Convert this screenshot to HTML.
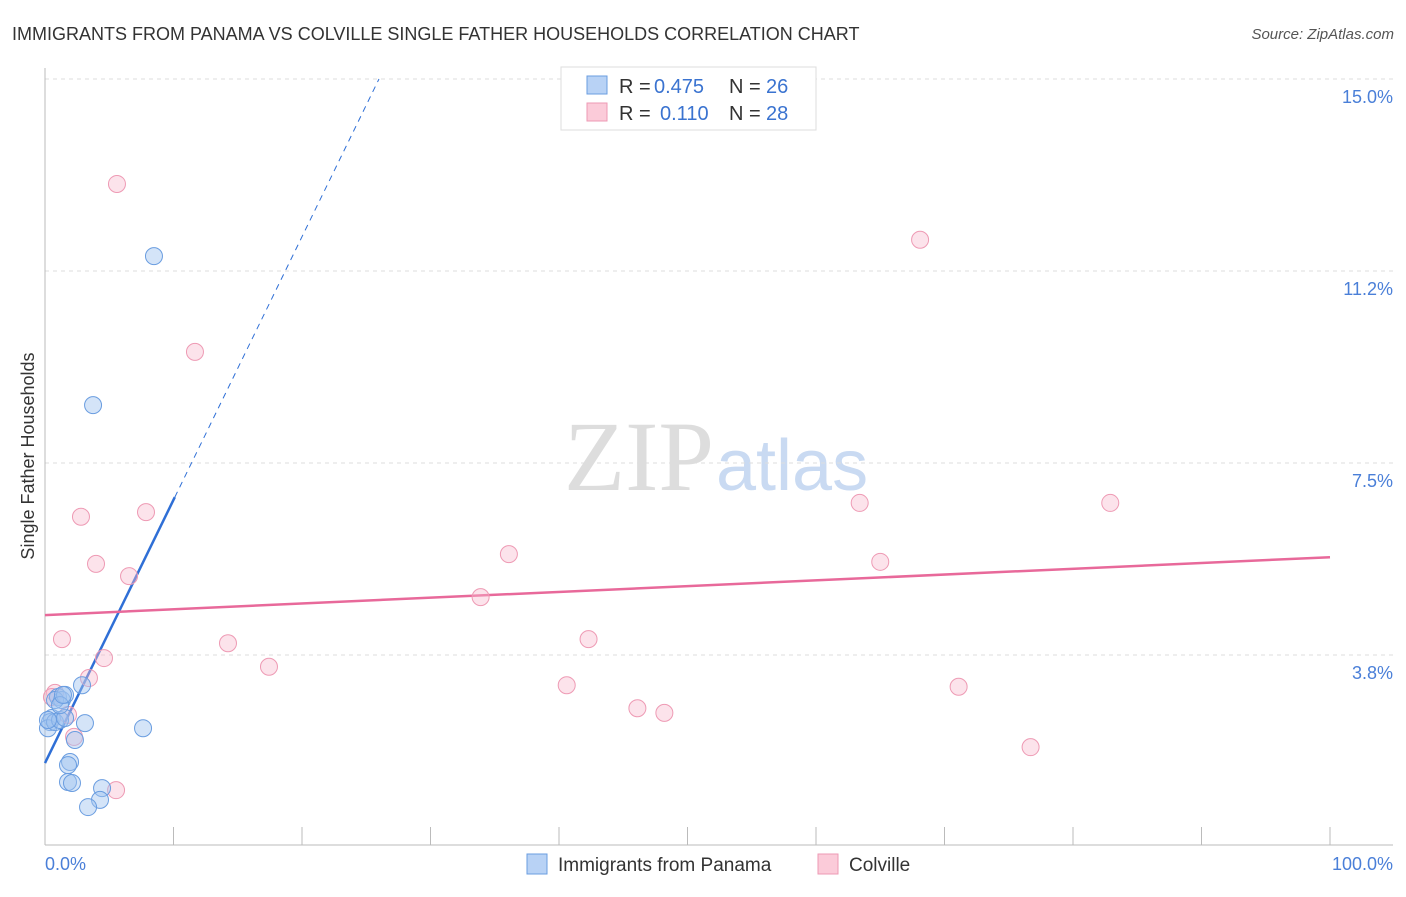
<!DOCTYPE html>
<html><head><meta charset="utf-8"><style>
body{margin:0;background:#fff;font-family:"Liberation Sans",sans-serif}
</style></head><body>
<svg width="1406" height="892" xmlns="http://www.w3.org/2000/svg" style="font-family:'Liberation Sans',sans-serif">
<text x="12" y="40" font-size="18" fill="#333">IMMIGRANTS FROM PANAMA VS COLVILLE SINGLE FATHER HOUSEHOLDS CORRELATION CHART</text>
<text x="1394" y="39" font-size="15" fill="#555" font-style="italic" text-anchor="end">Source: ZipAtlas.com</text>
<text x="714" y="490" font-size="100" fill="#ddd" text-anchor="end" font-family="Liberation Serif">ZIP</text>
<text x="716" y="490" font-size="72" fill="#c9daf2">atlas</text>
<g id="grid"></g>
<line x1="45" y1="68" x2="45" y2="845" stroke="#bbb"/>
<line x1="45" y1="845" x2="1393" y2="845" stroke="#bbb"/>
<g id="xt"></g>
<text x="45" y="870" font-size="18" fill="#4a7fd8">0.0%</text>
<text x="1393" y="870" font-size="18" fill="#4a7fd8" text-anchor="end">100.0%</text>
<text transform="translate(34,456) rotate(-90)" font-size="18" fill="#333" text-anchor="middle">Single Father Households</text>
<g id="lines"></g>
<g id="pts"></g>
<g font-size="20">
<rect x="561" y="67" width="255" height="63" fill="#fff" stroke="#ddd"/>
<rect x="587" y="76" width="20" height="18" fill="#b8d2f5" stroke="#6a9de0"/>
<text x="619" y="93" fill="#333">R =</text>
<text x="654" y="93" fill="#3a73d0">0.475</text>
<text x="729" y="93" fill="#333">N =</text>
<text x="766" y="93" fill="#3a73d0">26</text>
<rect x="587" y="103" width="20" height="18" fill="#fbcbd9" stroke="#ee9ab4"/>
<text x="619" y="120" fill="#333">R =</text>
<text x="660" y="120" fill="#3a73d0">0.110</text>
<text x="729" y="120" fill="#333">N =</text>
<text x="766" y="120" fill="#3a73d0">28</text>
</g>
<g>
<rect x="527" y="854" width="20" height="20" fill="#b8d2f5" stroke="#6a9de0"/>
<text x="558" y="871" font-size="19" fill="#333">Immigrants from Panama</text>
<rect x="818" y="854" width="20" height="20" fill="#fbcbd9" stroke="#ee9ab4"/>
<text x="849" y="871" font-size="19" fill="#333">Colville</text>
</g>
</svg>
<script>
const yTicks=[3.75,7.5,11.25,15];
const yTickLabels=["3.8%","7.5%","11.2%","15.0%"];
const xTicks=[0,10,20,30,40,50,60,70,80,90,100];
const blueX=[8.48,3.74,2.88,7.63,3.11,2.33,1.01,1.32,0.78,1.56,0.54,0.39,0.23,0.78,1.17,1.56,1.95,1.79,1.79,2.10,4.44,4.28,3.35,0.23,1.17,1.40];
const blueY=[11.54,8.63,3.16,2.32,2.42,2.09,2.93,2.87,2.87,2.97,2.52,2.44,2.32,2.44,2.48,2.52,1.66,1.60,1.27,1.25,1.15,0.92,0.78,2.48,2.77,2.97];
const pinkX=[5.60,68.1,11.67,63.4,82.9,2.80,7.86,36.1,3.97,65.0,6.54,33.9,1.32,14.24,42.3,4.59,17.43,3.42,40.6,71.1,46.1,48.2,76.7,5.53,0.78,1.79,2.26,0.54];
const pinkY=[12.95,11.86,9.67,6.72,6.72,6.45,6.54,5.72,5.53,5.57,5.29,4.88,4.06,3.98,4.06,3.69,3.52,3.30,3.16,3.13,2.71,2.62,1.95,1.11,3.01,2.58,2.15,2.93];
const blueTrend=[1.64,0.514];
const pinkTrend=[4.53,0.0113];
const X=v=>45+v*12.85, Y=v=>847-v*51.2;
const NS="http://www.w3.org/2000/svg";
function mk(p,t,a){const e=document.createElementNS(NS,t);for(const k in a)e.setAttribute(k,a[k]);document.getElementById(p).appendChild(e);return e;}
yTicks.forEach((t,i)=>{
 const l=mk('grid','line',{x1:45,x2:1393,y1:Y(t),y2:Y(t),stroke:'#ddd','stroke-dasharray':'4,4'});
 
 
 const tx=mk('grid','text',{x:1393,y:Y(t)+24,'font-size':18,fill:'#4a7fd8','text-anchor':'end'});
 tx.textContent=yTickLabels[i];
 
 
});
xTicks.forEach(t=>{
 const l=mk('xt','line',{x1:X(t),x2:X(t),y1:827,y2:845,stroke:'#bbb'});
 
 
});
let b0=blueTrend[0],b1=blueTrend[1];
let l1=mk('lines','line',{x1:X(0),y1:Y(b0),x2:X(10.1),y2:Y(b0+b1*10.1),stroke:'#2f6fd6','stroke-width':2.5});


let xe=(15-b0)/b1;
let l2=mk('lines','line',{x1:X(10.1),y1:Y(b0+b1*10.1),x2:X(xe),y2:Y(15),stroke:'#2f6fd6','stroke-width':1,'stroke-dasharray':'6,5'});


let l3=mk('lines','line',{x1:X(0),y1:Y(pinkTrend[0]),x2:X(100),y2:Y(pinkTrend[0]+pinkTrend[1]*100),stroke:'#e8699a','stroke-width':2.5});


pinkX.forEach((v,i)=>{
 const c=mk('pts','circle',{cx:X(v),cy:Y(pinkY[i]),r:8.5,fill:'rgba(248,186,204,0.4)',stroke:'#ee9ab4','stroke-width':1});
 
 
});
blueX.forEach((v,i)=>{
 const c=mk('pts','circle',{cx:X(v),cy:Y(blueY[i]),r:8.5,fill:'rgba(160,196,240,0.45)',stroke:'#6a9de0','stroke-width':1});
 
 
});
</script>
</body></html>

> **SET EXERCISE**:
Working from the lines above, reproduce the material exactly and exclude its pictures.

> **EXERCISE SOLUTION**:
Convert this screenshot to HTML.
<!DOCTYPE html>
<html><head><meta charset="utf-8"><style>
body{margin:0;background:#fff;font-family:"Liberation Sans",sans-serif}
</style></head><body>
<svg width="1406" height="892" xmlns="http://www.w3.org/2000/svg" style="font-family:'Liberation Sans',sans-serif">
<text x="12" y="40" font-size="18" fill="#333">IMMIGRANTS FROM PANAMA VS COLVILLE SINGLE FATHER HOUSEHOLDS CORRELATION CHART</text>
<text x="1394" y="39" font-size="15" fill="#555" font-style="italic" text-anchor="end">Source: ZipAtlas.com</text>
<text x="714" y="490" font-size="100" fill="#ddd" text-anchor="end" font-family="Liberation Serif">ZIP</text>
<text x="716" y="490" font-size="72" fill="#c9daf2">atlas</text>
<g id="grid"></g>
<line x1="45" y1="68" x2="45" y2="845" stroke="#bbb"/>
<line x1="45" y1="845" x2="1393" y2="845" stroke="#bbb"/>
<g id="xt"></g>
<text x="45" y="870" font-size="18" fill="#4a7fd8">0.0%</text>
<text x="1393" y="870" font-size="18" fill="#4a7fd8" text-anchor="end">100.0%</text>
<text transform="translate(34,456) rotate(-90)" font-size="18" fill="#333" text-anchor="middle">Single Father Households</text>
<g id="lines"></g>
<g id="pts"></g>
<g font-size="20">
<rect x="561" y="67" width="255" height="63" fill="#fff" stroke="#ddd"/>
<rect x="587" y="76" width="20" height="18" fill="#b8d2f5" stroke="#6a9de0"/>
<text x="619" y="93" fill="#333">R =</text>
<text x="654" y="93" fill="#3a73d0">0.475</text>
<text x="729" y="93" fill="#333">N =</text>
<text x="766" y="93" fill="#3a73d0">26</text>
<rect x="587" y="103" width="20" height="18" fill="#fbcbd9" stroke="#ee9ab4"/>
<text x="619" y="120" fill="#333">R =</text>
<text x="660" y="120" fill="#3a73d0">0.110</text>
<text x="729" y="120" fill="#333">N =</text>
<text x="766" y="120" fill="#3a73d0">28</text>
</g>
<g>
<rect x="527" y="854" width="20" height="20" fill="#b8d2f5" stroke="#6a9de0"/>
<text x="558" y="871" font-size="19" fill="#333">Immigrants from Panama</text>
<rect x="818" y="854" width="20" height="20" fill="#fbcbd9" stroke="#ee9ab4"/>
<text x="849" y="871" font-size="19" fill="#333">Colville</text>
</g>
</svg>
<script>
const yTicks=[3.75,7.5,11.25,15];
const yTickLabels=["3.8%","7.5%","11.2%","15.0%"];
const xTicks=[0,10,20,30,40,50,60,70,80,90,100];
const blueX=[8.48,3.74,2.88,7.63,3.11,2.33,1.01,1.32,0.78,1.56,0.54,0.39,0.23,0.78,1.17,1.56,1.95,1.79,1.79,2.10,4.44,4.28,3.35,0.23,1.17,1.40];
const blueY=[11.54,8.63,3.16,2.32,2.42,2.09,2.93,2.87,2.87,2.97,2.52,2.44,2.32,2.44,2.48,2.52,1.66,1.60,1.27,1.25,1.15,0.92,0.78,2.48,2.77,2.97];
const pinkX=[5.60,68.1,11.67,63.4,82.9,2.80,7.86,36.1,3.97,65.0,6.54,33.9,1.32,14.24,42.3,4.59,17.43,3.42,40.6,71.1,46.1,48.2,76.7,5.53,0.78,1.79,2.26,0.54];
const pinkY=[12.95,11.86,9.67,6.72,6.72,6.45,6.54,5.72,5.53,5.57,5.29,4.88,4.06,3.98,4.06,3.69,3.52,3.30,3.16,3.13,2.71,2.62,1.95,1.11,3.01,2.58,2.15,2.93];
const blueTrend=[1.64,0.514];
const pinkTrend=[4.53,0.0113];
const X=v=>45+v*12.85, Y=v=>847-v*51.2;
const NS="http://www.w3.org/2000/svg";
function mk(p,t,a){const e=document.createElementNS(NS,t);for(const k in a)e.setAttribute(k,a[k]);document.getElementById(p).appendChild(e);return e;}
yTicks.forEach((t,i)=>{
 const l=mk('grid','line',{x1:45,x2:1393,y1:Y(t),y2:Y(t),stroke:'#ddd','stroke-dasharray':'4,4'});
 
 
 const tx=mk('grid','text',{x:1393,y:Y(t)+24,'font-size':18,fill:'#4a7fd8','text-anchor':'end'});
 tx.textContent=yTickLabels[i];
 
 
});
xTicks.forEach(t=>{
 const l=mk('xt','line',{x1:X(t),x2:X(t),y1:827,y2:845,stroke:'#bbb'});
 
 
});
let b0=blueTrend[0],b1=blueTrend[1];
let l1=mk('lines','line',{x1:X(0),y1:Y(b0),x2:X(10.1),y2:Y(b0+b1*10.1),stroke:'#2f6fd6','stroke-width':2.5});


let xe=(15-b0)/b1;
let l2=mk('lines','line',{x1:X(10.1),y1:Y(b0+b1*10.1),x2:X(xe),y2:Y(15),stroke:'#2f6fd6','stroke-width':1,'stroke-dasharray':'6,5'});


let l3=mk('lines','line',{x1:X(0),y1:Y(pinkTrend[0]),x2:X(100),y2:Y(pinkTrend[0]+pinkTrend[1]*100),stroke:'#e8699a','stroke-width':2.5});


pinkX.forEach((v,i)=>{
 const c=mk('pts','circle',{cx:X(v),cy:Y(pinkY[i]),r:8.5,fill:'rgba(248,186,204,0.4)',stroke:'#ee9ab4','stroke-width':1});
 
 
});
blueX.forEach((v,i)=>{
 const c=mk('pts','circle',{cx:X(v),cy:Y(blueY[i]),r:8.5,fill:'rgba(160,196,240,0.45)',stroke:'#6a9de0','stroke-width':1});
 
 
});
</script>
</body></html>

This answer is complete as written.